=== Supplied material ===

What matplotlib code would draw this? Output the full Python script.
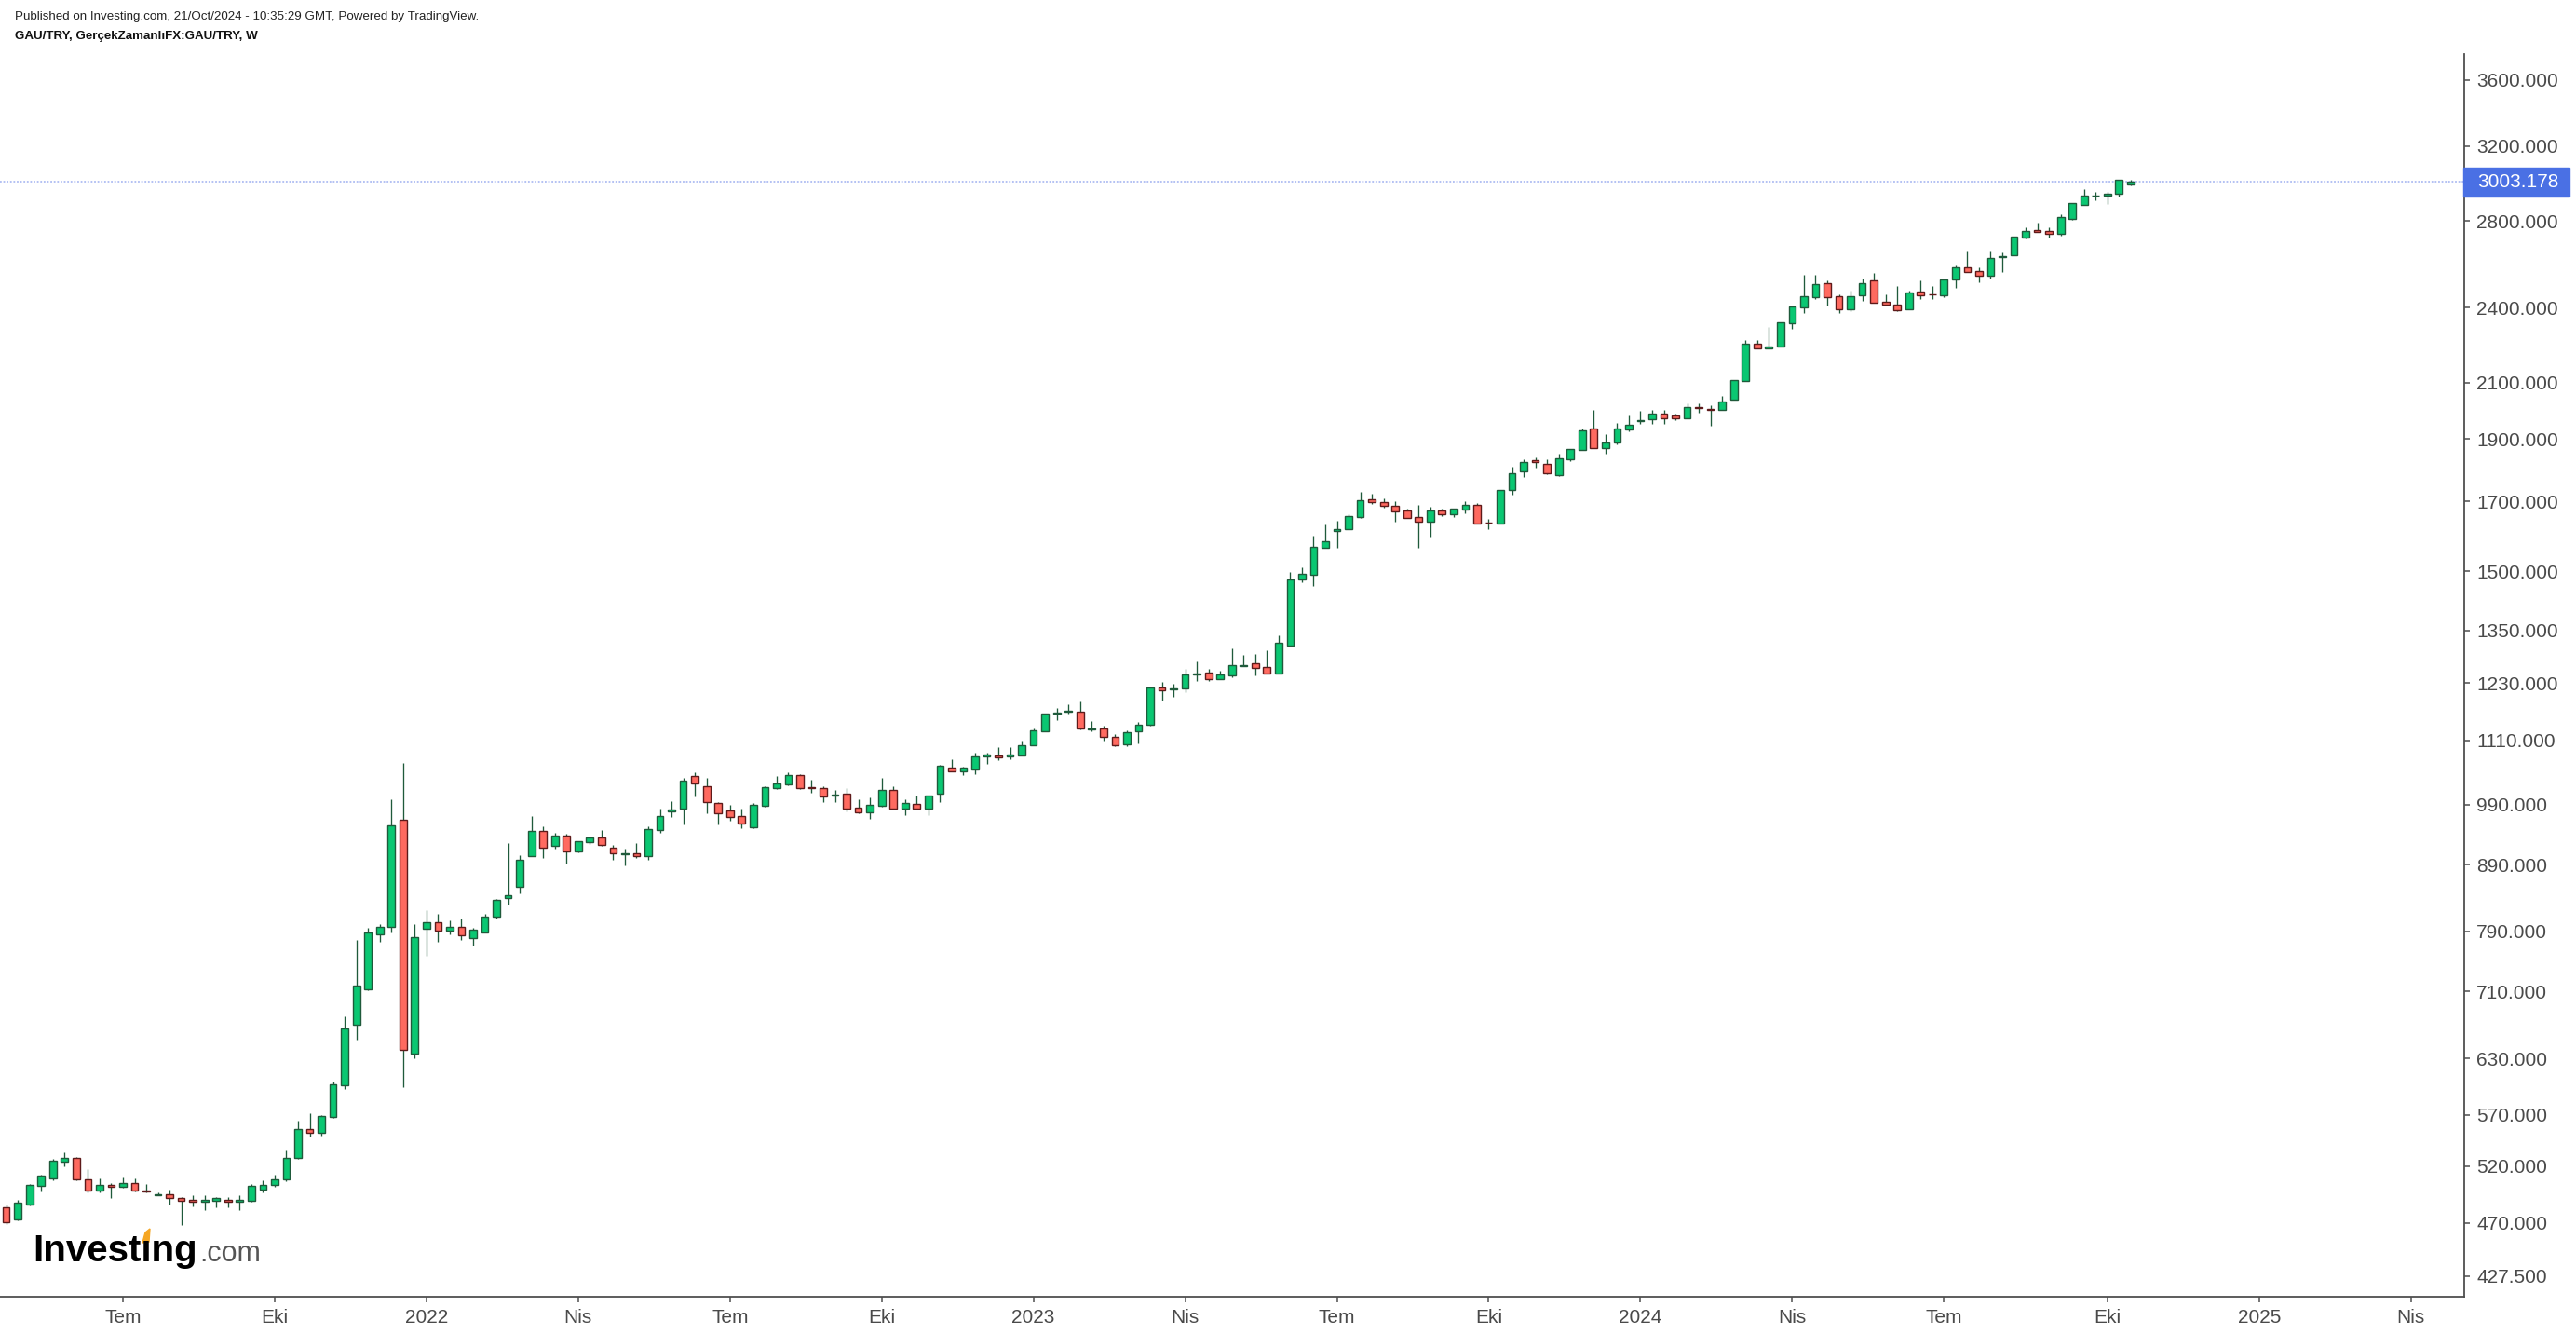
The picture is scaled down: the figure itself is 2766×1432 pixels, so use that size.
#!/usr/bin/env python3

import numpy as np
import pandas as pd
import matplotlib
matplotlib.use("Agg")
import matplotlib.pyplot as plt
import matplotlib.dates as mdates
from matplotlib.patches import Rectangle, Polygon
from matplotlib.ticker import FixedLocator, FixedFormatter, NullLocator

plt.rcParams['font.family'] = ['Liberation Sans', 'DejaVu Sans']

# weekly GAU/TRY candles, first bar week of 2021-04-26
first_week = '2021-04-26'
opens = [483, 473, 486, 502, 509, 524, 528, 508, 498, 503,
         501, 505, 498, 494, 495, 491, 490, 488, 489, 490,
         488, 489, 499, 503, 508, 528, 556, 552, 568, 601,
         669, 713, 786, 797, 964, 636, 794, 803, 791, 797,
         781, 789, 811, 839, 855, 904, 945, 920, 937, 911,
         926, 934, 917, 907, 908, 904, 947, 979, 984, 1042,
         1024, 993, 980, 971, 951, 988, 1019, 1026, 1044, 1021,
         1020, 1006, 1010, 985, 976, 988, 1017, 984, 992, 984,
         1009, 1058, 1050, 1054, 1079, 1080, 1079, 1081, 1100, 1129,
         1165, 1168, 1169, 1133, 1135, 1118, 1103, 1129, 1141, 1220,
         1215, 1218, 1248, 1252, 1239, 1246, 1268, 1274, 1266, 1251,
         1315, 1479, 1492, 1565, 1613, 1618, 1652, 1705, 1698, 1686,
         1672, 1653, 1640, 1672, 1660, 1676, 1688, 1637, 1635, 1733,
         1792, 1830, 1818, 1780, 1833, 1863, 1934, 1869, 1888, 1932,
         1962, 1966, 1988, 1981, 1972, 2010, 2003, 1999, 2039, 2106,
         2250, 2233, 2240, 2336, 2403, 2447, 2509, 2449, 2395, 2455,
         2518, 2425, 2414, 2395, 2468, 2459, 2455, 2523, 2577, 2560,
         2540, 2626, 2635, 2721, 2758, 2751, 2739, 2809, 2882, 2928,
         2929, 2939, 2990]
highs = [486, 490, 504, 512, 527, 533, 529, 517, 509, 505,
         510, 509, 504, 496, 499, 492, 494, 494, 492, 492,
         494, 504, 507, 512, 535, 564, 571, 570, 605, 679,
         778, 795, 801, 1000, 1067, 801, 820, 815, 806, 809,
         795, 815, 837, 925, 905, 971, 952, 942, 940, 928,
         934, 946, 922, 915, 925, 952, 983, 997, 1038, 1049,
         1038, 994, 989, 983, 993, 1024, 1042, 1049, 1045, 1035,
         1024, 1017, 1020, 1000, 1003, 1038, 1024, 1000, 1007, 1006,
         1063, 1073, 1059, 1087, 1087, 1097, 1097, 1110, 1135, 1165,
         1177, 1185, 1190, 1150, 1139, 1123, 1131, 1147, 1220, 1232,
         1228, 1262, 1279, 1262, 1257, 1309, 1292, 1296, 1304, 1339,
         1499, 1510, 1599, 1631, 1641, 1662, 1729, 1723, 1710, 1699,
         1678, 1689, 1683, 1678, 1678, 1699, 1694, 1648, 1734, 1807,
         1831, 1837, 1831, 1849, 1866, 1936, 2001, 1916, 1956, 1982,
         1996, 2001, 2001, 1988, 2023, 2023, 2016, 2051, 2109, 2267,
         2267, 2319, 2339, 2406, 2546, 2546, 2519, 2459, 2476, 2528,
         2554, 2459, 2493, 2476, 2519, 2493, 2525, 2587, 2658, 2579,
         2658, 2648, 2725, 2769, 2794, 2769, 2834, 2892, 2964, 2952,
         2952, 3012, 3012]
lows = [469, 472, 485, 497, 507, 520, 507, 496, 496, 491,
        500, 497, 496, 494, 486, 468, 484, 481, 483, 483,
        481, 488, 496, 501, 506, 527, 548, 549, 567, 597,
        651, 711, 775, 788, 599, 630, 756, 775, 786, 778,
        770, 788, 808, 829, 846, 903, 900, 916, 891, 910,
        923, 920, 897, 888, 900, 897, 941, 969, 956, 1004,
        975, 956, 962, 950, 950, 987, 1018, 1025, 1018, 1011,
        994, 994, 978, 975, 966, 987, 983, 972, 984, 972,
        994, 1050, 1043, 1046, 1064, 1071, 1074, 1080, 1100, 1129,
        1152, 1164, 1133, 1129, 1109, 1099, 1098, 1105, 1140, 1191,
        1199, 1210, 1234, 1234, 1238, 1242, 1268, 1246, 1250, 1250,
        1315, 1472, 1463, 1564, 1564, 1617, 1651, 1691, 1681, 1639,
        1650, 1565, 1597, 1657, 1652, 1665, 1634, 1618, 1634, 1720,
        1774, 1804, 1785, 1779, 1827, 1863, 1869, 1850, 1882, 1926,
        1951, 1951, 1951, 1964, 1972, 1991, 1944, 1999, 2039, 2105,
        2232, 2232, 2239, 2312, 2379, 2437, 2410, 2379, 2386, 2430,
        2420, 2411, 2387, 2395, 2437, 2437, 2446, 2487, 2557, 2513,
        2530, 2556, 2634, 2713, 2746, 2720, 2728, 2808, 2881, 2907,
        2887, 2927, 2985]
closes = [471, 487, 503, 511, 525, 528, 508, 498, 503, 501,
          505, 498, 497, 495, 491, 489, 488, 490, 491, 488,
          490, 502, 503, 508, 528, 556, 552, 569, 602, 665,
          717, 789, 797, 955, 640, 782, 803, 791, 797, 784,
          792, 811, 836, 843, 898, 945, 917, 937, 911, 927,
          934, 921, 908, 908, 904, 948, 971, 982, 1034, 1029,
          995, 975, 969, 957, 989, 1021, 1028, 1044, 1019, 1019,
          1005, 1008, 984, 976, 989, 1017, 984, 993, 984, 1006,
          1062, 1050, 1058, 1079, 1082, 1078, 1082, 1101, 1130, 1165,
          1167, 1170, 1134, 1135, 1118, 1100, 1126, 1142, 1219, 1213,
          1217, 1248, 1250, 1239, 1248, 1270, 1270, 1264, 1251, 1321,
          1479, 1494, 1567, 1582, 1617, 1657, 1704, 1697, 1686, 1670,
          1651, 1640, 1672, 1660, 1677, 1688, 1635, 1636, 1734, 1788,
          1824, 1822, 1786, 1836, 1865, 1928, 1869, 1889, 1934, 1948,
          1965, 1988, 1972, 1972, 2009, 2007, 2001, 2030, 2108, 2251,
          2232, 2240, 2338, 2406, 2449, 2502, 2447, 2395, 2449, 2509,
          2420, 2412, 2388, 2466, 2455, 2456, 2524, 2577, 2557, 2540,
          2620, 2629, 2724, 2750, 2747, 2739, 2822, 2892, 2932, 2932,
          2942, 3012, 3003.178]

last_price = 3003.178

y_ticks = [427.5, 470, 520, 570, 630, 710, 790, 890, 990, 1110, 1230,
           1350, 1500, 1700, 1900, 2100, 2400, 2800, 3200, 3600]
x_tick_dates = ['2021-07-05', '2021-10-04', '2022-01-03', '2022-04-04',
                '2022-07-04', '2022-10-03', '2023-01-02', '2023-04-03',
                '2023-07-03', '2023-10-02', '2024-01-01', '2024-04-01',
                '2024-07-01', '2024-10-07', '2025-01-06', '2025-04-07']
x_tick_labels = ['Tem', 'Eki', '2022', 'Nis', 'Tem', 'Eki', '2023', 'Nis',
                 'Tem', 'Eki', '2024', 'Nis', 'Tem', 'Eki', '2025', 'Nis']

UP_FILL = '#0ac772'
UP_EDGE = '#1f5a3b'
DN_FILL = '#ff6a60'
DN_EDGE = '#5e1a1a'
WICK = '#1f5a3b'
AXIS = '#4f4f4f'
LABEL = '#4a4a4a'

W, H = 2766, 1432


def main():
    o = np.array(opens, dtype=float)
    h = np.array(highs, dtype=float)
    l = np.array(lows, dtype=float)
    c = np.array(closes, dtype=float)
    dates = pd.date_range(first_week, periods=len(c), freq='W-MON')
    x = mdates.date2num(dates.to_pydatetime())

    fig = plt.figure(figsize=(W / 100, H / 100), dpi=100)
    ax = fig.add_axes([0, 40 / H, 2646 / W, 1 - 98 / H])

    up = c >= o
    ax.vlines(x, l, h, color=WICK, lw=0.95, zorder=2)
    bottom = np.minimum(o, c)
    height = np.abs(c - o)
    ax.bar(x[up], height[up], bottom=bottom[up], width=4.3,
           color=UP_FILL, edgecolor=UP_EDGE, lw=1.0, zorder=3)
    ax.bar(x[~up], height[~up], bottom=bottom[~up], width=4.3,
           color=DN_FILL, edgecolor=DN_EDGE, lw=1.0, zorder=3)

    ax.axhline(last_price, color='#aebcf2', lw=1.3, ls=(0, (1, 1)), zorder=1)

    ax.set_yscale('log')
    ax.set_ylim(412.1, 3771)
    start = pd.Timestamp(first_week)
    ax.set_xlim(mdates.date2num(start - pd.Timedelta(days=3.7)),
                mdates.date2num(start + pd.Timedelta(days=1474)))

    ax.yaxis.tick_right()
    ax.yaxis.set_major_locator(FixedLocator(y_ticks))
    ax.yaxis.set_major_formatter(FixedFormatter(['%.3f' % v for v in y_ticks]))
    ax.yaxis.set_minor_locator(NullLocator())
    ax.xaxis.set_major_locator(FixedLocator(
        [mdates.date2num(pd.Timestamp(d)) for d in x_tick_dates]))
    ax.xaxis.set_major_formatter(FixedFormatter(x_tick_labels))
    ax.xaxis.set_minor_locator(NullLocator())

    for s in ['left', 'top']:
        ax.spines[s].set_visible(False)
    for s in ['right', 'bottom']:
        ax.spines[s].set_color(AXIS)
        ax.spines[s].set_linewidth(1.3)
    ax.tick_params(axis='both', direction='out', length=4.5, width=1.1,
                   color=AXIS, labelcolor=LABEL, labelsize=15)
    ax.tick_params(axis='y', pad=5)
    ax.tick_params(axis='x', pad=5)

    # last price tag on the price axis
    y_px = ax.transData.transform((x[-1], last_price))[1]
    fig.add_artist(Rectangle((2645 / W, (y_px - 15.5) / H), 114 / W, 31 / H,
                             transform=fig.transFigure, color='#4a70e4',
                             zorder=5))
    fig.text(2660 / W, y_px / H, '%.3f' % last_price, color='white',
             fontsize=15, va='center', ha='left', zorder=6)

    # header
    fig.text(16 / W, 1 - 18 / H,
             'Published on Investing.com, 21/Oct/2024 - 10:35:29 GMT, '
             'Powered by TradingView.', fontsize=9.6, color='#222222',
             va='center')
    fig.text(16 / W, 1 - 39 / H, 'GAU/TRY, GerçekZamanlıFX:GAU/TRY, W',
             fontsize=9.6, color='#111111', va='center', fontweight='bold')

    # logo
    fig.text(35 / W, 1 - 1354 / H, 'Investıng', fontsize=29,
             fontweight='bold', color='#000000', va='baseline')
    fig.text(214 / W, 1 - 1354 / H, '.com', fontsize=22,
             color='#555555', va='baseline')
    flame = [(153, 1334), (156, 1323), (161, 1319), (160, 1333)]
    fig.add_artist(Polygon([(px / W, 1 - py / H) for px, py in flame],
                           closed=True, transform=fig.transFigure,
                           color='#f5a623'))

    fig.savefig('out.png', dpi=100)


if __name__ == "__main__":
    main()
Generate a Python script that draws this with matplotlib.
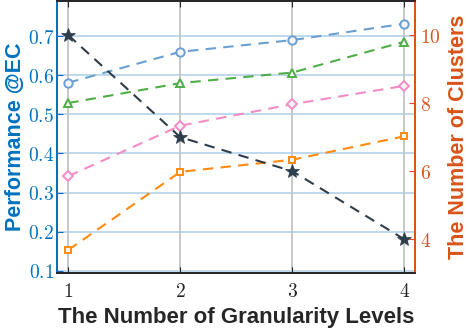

===

Exactly reproduce the run of lines from the start of the listing through the line with "plt.rcParams['font.family'] = ['Liberation", inclusive; pictures are not copied.

What matplotlib code would draw this? Output the full Python script.
The picture is scaled down: the figure itself is 2766×1432 pixels, so use that size.
#!/usr/bin/env python3

import numpy as np
import pandas as pd
import matplotlib
matplotlib.use("Agg")
import matplotlib.pyplot as plt
import matplotlib.dates as mdates
from matplotlib.patches import Rectangle, Polygon
from matplotlib.ticker import FixedLocator, FixedFormatter, NullLocator

plt.rcParams['font.family'] = ['Liberation Sans', 'DejaVu Sans']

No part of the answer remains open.